start Dataset records

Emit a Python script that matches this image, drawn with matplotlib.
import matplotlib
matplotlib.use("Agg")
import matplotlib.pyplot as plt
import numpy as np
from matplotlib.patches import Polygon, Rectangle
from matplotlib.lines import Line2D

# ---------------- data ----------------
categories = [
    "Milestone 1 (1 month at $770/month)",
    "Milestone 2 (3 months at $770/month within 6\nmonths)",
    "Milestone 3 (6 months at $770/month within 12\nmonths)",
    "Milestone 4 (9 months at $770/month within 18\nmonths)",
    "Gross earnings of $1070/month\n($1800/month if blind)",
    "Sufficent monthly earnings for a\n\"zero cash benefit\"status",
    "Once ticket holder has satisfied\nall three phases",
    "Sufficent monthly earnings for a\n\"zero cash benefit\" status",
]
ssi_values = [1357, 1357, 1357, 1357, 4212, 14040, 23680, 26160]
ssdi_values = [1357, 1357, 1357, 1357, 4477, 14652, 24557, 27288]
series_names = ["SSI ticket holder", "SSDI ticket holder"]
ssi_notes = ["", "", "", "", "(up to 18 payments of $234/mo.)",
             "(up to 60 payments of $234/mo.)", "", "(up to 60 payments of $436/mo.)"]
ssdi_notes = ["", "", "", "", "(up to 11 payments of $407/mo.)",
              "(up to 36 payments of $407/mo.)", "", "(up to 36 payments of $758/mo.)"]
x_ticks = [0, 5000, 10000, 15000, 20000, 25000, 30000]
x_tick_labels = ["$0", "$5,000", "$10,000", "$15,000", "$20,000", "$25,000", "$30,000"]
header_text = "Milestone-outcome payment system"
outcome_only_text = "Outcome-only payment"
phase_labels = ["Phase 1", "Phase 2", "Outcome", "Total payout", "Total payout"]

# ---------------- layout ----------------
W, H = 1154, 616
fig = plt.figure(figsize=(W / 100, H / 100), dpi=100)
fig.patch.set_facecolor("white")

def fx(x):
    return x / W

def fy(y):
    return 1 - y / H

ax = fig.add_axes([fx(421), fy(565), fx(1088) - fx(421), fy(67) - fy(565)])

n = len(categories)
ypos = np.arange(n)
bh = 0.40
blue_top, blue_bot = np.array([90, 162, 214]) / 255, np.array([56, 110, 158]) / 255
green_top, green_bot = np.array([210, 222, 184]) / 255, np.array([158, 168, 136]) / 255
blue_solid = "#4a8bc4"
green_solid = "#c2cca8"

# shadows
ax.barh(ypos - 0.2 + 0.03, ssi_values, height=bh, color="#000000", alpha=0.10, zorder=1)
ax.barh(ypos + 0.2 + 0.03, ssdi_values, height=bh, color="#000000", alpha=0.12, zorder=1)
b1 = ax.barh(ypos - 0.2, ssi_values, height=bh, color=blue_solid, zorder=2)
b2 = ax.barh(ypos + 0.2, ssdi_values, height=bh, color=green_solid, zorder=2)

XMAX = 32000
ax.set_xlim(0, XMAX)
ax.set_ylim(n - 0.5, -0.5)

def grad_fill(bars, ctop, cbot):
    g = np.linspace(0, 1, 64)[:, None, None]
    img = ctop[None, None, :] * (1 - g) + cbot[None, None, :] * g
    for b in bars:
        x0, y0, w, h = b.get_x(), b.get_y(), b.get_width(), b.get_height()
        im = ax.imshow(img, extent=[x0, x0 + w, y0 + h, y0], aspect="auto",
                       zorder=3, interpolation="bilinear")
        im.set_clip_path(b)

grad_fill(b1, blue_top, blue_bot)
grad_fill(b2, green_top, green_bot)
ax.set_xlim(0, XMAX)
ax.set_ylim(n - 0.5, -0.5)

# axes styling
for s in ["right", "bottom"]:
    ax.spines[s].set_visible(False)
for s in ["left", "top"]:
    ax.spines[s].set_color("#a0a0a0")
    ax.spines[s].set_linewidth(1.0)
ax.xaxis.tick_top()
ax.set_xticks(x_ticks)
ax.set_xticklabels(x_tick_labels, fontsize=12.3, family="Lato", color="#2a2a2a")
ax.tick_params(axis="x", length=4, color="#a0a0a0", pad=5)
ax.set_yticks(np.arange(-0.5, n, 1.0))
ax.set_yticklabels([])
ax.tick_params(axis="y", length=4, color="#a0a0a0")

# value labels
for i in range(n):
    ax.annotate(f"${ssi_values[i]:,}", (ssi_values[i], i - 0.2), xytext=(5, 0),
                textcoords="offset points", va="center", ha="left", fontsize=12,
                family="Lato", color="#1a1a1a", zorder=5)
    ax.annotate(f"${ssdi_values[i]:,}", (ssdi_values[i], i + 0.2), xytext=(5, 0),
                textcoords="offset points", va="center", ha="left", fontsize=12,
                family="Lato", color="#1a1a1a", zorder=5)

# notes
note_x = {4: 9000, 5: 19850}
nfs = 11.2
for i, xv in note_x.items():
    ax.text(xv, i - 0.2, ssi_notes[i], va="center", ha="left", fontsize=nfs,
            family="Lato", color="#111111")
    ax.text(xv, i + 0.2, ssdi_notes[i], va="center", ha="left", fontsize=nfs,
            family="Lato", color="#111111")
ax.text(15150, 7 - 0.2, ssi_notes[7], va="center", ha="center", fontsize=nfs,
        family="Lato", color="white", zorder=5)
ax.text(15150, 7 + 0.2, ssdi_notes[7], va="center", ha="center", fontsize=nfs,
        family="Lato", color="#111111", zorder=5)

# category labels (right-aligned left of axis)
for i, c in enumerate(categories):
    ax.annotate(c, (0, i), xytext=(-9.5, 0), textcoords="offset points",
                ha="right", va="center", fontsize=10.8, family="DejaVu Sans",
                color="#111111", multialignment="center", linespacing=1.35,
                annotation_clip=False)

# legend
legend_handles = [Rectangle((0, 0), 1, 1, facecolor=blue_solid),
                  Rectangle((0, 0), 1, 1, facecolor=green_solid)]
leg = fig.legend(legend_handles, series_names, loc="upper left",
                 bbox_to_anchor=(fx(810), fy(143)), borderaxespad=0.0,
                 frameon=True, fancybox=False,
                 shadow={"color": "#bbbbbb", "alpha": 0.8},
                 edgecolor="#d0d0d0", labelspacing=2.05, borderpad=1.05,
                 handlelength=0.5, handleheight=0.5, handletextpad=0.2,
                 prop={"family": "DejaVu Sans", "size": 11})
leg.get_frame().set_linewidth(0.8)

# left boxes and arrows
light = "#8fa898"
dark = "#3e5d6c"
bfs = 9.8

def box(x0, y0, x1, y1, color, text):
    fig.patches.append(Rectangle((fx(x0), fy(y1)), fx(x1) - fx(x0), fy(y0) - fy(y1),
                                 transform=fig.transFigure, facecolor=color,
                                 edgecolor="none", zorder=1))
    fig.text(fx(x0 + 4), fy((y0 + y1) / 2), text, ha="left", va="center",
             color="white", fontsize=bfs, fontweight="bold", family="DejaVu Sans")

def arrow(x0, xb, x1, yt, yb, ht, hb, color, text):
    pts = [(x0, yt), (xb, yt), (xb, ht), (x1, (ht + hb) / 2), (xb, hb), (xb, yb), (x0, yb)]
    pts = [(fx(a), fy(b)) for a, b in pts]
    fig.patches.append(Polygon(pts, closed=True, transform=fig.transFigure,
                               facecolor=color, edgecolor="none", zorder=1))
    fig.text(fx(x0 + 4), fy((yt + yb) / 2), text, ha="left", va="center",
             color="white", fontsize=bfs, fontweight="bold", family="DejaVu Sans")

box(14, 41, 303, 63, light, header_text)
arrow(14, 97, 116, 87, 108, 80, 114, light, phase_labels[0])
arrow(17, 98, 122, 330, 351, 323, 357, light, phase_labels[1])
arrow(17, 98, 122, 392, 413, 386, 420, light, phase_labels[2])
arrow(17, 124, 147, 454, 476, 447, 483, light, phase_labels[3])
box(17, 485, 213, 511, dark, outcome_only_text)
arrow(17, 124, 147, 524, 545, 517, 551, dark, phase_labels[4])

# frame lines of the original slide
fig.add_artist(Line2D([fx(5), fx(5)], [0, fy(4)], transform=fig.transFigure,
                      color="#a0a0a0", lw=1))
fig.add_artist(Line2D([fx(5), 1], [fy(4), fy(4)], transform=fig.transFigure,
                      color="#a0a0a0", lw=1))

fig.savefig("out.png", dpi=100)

end Dataset records
start Dataset records

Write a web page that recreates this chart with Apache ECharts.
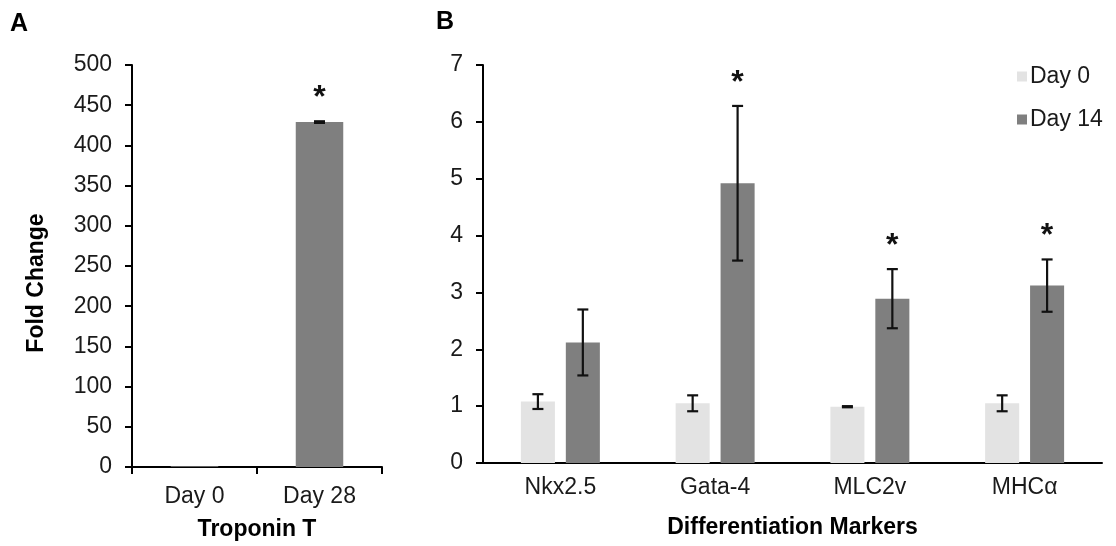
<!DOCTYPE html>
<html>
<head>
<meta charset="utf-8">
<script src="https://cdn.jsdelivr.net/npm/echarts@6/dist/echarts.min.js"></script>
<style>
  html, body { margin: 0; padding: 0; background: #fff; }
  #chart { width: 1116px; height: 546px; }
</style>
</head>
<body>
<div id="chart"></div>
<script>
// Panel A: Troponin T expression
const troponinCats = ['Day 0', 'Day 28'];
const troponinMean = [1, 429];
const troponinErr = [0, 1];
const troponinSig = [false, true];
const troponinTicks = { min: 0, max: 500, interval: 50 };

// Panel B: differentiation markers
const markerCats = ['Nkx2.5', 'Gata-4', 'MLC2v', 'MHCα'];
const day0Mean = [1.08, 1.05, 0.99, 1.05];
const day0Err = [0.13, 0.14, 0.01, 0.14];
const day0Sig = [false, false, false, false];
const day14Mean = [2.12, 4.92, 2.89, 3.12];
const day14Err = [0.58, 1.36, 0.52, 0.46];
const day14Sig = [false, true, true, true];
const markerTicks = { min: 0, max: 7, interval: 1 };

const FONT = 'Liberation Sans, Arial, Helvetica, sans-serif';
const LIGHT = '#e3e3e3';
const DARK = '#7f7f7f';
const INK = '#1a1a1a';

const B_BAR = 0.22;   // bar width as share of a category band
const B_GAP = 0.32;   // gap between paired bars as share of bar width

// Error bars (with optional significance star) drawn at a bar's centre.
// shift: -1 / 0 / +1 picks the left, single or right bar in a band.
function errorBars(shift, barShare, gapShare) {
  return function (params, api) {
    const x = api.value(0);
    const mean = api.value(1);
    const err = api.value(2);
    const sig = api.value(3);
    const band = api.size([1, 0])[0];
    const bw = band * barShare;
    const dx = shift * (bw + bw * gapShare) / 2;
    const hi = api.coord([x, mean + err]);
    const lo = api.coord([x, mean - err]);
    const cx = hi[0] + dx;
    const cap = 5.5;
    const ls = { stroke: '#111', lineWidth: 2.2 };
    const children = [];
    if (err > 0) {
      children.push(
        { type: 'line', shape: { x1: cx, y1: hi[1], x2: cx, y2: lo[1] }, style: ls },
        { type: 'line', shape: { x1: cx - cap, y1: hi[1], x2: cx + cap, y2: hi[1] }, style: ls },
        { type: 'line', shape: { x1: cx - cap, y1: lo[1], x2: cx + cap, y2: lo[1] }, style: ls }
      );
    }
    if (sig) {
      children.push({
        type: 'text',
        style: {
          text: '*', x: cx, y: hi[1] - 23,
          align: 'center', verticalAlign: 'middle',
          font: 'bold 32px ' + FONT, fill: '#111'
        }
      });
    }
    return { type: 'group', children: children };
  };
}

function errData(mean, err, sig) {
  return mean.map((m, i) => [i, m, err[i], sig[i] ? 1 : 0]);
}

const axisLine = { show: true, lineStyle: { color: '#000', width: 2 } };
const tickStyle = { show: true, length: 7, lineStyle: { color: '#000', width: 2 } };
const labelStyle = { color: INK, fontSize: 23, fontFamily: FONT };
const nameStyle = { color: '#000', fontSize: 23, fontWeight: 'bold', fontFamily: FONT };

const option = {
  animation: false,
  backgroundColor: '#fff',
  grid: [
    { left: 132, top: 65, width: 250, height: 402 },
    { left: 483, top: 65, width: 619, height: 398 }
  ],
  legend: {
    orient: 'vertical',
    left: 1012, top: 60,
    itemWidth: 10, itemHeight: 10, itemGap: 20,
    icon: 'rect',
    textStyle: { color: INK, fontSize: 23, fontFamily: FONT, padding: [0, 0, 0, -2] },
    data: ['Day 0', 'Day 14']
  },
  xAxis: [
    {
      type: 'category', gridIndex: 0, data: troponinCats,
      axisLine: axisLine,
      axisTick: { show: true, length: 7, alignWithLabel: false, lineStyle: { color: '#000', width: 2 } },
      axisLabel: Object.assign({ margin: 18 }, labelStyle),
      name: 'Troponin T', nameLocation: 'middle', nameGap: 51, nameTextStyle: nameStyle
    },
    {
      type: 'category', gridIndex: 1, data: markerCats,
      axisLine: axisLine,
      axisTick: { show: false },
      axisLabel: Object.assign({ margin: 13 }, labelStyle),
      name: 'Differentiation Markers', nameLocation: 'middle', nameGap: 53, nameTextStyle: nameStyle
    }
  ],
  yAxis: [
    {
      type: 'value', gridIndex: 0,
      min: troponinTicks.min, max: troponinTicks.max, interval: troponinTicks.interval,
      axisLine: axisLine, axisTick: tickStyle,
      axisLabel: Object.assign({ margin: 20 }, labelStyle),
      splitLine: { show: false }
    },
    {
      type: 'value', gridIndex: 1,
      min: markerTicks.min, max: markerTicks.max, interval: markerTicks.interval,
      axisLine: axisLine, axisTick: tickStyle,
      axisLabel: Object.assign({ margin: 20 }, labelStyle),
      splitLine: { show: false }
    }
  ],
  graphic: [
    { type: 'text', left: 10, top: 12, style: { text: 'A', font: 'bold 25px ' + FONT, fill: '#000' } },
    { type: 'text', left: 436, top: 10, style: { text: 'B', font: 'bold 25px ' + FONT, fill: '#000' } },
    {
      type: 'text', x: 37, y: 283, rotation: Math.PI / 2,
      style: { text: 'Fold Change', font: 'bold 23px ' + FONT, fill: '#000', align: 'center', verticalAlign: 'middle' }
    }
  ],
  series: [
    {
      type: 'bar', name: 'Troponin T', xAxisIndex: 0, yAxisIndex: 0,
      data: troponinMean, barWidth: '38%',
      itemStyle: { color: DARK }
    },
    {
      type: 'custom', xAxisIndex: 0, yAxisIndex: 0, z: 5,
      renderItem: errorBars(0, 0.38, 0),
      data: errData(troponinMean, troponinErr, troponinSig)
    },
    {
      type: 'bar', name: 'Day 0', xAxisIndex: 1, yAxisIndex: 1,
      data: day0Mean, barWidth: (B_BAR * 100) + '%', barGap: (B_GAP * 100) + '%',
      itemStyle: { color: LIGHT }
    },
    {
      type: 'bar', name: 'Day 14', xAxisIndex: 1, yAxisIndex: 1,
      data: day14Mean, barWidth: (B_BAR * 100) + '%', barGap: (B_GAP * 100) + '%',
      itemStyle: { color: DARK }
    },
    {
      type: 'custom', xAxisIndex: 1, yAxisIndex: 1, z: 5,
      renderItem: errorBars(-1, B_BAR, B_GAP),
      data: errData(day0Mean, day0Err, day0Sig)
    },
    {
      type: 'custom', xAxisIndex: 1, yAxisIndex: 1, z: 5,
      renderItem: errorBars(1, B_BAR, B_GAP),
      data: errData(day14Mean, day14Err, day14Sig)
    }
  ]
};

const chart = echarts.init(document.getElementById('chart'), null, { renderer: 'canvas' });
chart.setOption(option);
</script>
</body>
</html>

end Dataset records
start Dataset records

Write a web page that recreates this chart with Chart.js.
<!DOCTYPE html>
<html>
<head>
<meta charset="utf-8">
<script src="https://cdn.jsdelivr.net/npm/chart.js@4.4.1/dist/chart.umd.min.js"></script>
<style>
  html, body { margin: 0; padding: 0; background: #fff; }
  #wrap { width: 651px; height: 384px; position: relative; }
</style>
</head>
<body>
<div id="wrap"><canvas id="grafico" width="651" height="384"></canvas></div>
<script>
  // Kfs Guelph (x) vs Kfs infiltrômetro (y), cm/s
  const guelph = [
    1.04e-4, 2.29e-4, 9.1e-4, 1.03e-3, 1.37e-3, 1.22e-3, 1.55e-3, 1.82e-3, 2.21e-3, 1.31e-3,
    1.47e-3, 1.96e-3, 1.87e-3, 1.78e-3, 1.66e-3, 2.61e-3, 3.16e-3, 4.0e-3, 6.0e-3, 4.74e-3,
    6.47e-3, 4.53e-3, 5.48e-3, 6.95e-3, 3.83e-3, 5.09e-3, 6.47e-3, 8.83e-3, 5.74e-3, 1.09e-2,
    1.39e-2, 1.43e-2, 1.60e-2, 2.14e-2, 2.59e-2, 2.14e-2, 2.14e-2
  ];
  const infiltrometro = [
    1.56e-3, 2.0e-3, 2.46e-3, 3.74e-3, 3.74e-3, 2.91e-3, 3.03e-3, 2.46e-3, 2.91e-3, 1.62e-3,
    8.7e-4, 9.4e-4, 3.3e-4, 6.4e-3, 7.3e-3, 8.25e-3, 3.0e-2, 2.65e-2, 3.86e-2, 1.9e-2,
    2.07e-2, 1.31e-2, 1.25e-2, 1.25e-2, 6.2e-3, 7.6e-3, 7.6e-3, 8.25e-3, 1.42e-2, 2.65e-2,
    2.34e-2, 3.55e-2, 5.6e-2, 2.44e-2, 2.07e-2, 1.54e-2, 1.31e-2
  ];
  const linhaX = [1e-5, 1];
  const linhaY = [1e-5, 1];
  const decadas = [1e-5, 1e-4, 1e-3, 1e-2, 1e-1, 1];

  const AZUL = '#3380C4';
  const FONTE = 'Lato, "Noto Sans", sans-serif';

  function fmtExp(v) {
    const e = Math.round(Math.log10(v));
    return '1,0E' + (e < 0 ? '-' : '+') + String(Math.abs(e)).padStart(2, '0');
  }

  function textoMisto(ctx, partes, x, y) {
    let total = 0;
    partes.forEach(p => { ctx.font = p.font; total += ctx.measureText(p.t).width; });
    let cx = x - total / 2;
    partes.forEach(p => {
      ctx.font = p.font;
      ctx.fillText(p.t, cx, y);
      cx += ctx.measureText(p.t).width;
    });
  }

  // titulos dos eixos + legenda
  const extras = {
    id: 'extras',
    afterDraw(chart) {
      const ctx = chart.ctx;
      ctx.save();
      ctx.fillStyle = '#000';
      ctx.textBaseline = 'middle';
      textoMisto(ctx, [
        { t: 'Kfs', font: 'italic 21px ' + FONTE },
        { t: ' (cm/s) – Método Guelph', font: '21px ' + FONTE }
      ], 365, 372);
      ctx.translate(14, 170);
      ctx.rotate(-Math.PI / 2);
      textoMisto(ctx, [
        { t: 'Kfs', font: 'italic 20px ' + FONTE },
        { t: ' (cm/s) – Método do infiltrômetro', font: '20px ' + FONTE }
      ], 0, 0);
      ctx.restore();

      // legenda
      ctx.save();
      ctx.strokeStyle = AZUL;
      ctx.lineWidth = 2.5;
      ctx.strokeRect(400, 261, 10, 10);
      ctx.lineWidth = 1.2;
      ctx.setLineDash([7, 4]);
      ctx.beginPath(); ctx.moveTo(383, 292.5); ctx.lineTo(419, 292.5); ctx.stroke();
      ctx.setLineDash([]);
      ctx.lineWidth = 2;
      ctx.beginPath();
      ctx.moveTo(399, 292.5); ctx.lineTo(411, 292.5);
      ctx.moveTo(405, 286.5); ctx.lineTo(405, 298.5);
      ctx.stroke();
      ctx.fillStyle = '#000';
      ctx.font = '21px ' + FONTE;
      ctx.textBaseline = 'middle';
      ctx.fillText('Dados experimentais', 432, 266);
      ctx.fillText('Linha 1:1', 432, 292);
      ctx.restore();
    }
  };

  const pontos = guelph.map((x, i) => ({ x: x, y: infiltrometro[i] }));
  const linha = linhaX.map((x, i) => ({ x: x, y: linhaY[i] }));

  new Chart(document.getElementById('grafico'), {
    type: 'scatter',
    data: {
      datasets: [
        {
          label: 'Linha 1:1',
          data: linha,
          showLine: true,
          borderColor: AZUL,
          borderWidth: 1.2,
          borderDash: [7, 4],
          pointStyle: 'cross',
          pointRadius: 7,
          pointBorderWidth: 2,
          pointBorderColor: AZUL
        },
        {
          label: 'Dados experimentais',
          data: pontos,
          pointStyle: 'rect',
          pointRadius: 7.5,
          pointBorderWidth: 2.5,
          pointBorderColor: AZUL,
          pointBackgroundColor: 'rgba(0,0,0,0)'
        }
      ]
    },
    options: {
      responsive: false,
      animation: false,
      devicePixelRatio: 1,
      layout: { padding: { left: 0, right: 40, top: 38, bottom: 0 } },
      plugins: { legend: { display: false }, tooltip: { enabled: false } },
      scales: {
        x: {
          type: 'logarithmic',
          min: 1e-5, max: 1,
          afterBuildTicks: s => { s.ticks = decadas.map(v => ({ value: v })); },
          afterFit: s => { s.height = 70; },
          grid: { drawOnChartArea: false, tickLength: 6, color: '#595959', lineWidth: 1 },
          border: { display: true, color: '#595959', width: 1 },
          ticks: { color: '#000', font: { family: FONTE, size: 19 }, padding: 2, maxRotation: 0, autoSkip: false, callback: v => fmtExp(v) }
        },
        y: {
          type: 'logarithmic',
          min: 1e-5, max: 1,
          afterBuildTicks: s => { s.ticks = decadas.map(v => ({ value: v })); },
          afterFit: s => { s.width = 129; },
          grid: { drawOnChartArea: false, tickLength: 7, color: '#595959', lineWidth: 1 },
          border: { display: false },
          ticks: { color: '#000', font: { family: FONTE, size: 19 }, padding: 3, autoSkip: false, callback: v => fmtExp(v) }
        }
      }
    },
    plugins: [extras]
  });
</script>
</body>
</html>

end Dataset records

Exercise aim:
Reproduce exactly the section that begins with the line containing "Write a web page that recreates this chart with Apache" and ends with the line containing "const B_GAP = 0.32;". Both boundary lines belong in the copy, but pictures do not.

Finished answer:
Write a web page that recreates this chart with Apache ECharts.
<!DOCTYPE html>
<html>
<head>
<meta charset="utf-8">
<script src="https://cdn.jsdelivr.net/npm/echarts@6/dist/echarts.min.js"></script>
<style>
  html, body { margin: 0; padding: 0; background: #fff; }
  #chart { width: 1116px; height: 546px; }
</style>
</head>
<body>
<div id="chart"></div>
<script>
// Panel A: Troponin T expression
const troponinCats = ['Day 0', 'Day 28'];
const troponinMean = [1, 429];
const troponinErr = [0, 1];
const troponinSig = [false, true];
const troponinTicks = { min: 0, max: 500, interval: 50 };

// Panel B: differentiation markers
const markerCats = ['Nkx2.5', 'Gata-4', 'MLC2v', 'MHCα'];
const day0Mean = [1.08, 1.05, 0.99, 1.05];
const day0Err = [0.13, 0.14, 0.01, 0.14];
const day0Sig = [false, false, false, false];
const day14Mean = [2.12, 4.92, 2.89, 3.12];
const day14Err = [0.58, 1.36, 0.52, 0.46];
const day14Sig = [false, true, true, true];
const markerTicks = { min: 0, max: 7, interval: 1 };

const FONT = 'Liberation Sans, Arial, Helvetica, sans-serif';
const LIGHT = '#e3e3e3';
const DARK = '#7f7f7f';
const INK = '#1a1a1a';

const B_BAR = 0.22;   // bar width as share of a category band
const B_GAP = 0.32;   // gap between paired bars as share of bar width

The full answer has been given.